Depois, chamou a atenção para a persistência na falta de informações sobre a origem e destino das verbas, mesmo após o STF ter determinado, no fim do ano passado, ampla publicidade sobre os dados, sob pena de interrupção dos repasses. “Tem marcado o orçamento secreto um sigilo e tentativa de burlar decisão do STF. O que é pavoroso, do ponto de vista da história constitucional do Brasil, uma vez que muitos direitos sociais têm sido conquistados por meio de decisões judiciais”, afirmou o advogado.
Em nome do Partido Novo, o advogado Paulo Roque argumentou que o poder de parlamentares no direcionamento de verbas públicas é excepcional. “O processo orçamentário, exatamente por conta do cuidado que deve ter com o dinheiro de quem paga impostos, é um processo rígido, que não pode dar margem a tantas discricionariedades que o orçamento secreto permite aos parlamentares. O parlamentar tem uma grande liberdade no manejo do orçamento? Não tem. A Constituição nunca deu esse poder aos parlamentares.”
Na linha contrária, os advogados da Câmara e do Senado alegaram que cabe sim aos parlamentares, de acordo com a Constituição, a palavra final sobre o Orçamento – a proposta é enviada pelo Executivo, mas deve sempre ser aprovada pelo Legislativo.
“Os parlamentares conhecem muito melhor a realidade de seus representados que órgãos burocráticos situados na capital. Então, eles têm legitimidade constitucional, eleitoral e política para deliberar sobre o Orçamento. O poder de emendamento está previsto no texto original da Constituição. Se houve de 2020 para cá uma ampliação, em termos de usabilidade e participação do Parlamento na elaboração do Orçamento, isso foi decisão política, feita pelas duas Casas, referendada pelo Poder Executivo, em um equilíbrio das decisões dos dois poderes”, disse Jules Michelet Pereira Queiroz e Silva, advogado-geral da Câmara.

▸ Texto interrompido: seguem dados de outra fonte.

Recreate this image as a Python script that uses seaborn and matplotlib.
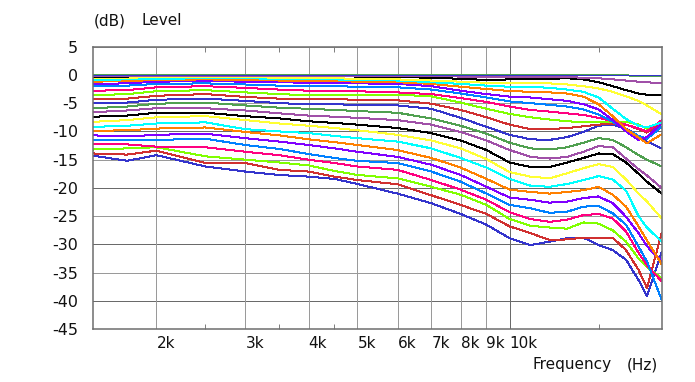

Advogado-geral do Senado, Thomaz Henrique Gomma de Azevedo disse que, desde o ano passado, o Congresso baixou normas para obrigar a identificação dos parlamentares que indicam as verbas, as localidades que as receberão, e as obras ou serviços a serem executados. “O exposto já deixa evidente o esforço do Congresso para implementar sucessivas medidas que ampliam a publicidade e transparência e o controle da execução das emendas de relator. As programações incluídas por emenda de relator representam a síntese de decisões de política orçamentária no âmbito do Congresso”, afirmou.
Advogado-geral da União defende orçamento secreto
Representando a Presidência da República, o advogado-geral da União, Bruno Bianco, também defendeu o mecanismo. Disse que foi dada maior transparência e que eventuais desvios devem ser punidos. “Casos de malversação de recursos públicos devem sempre ser fiscalizados e punidos, sendo imprescindível o constante aperfeiçoamento dos mecanismos de transparência e publicidade”, afirmou.
As emendas de relator ganharam força desde 2020 no Orçamento. Elas são assinadas pelo deputado ou senador responsável pela costura final do texto da proposta de lei orçamentária. Alinhado aos presidentes da Câmara e do Senado, cabe também a ele filtrar pedidos de liberação das verbas por parte de parlamentares, direcionados aos ministérios.
Ao contrário das emendas individuais, de valor mais baixo e igualitário para todos os parlamentares, as de relator não tinham limite. Neste ano, foram destinados R$ 16,5 bilhões; e no ano que vem, estão previstos R$ 19,4 bi.
Eventual decisão do STF pela inconstitucionalidade do orçamento secreto deverá impactar principalmente o Centrão, grupo de partidos fisiológicos que aderiu ao governo Bolsonaro nos últimos anos.
Seus caciques esperavam manter essa forma de indicar verbas no futuro governo do presidente eleito Luiz Inácio Lula da Silva (PT), que durante a campanha criticou o modelo e defendeu que o Executivo volte a ter mais protagonismo na distribuição dos recursos. Caso a Corte derrube as emendas de relator, a tendência é que Lula crie novas formas de obter apoio político no Congresso.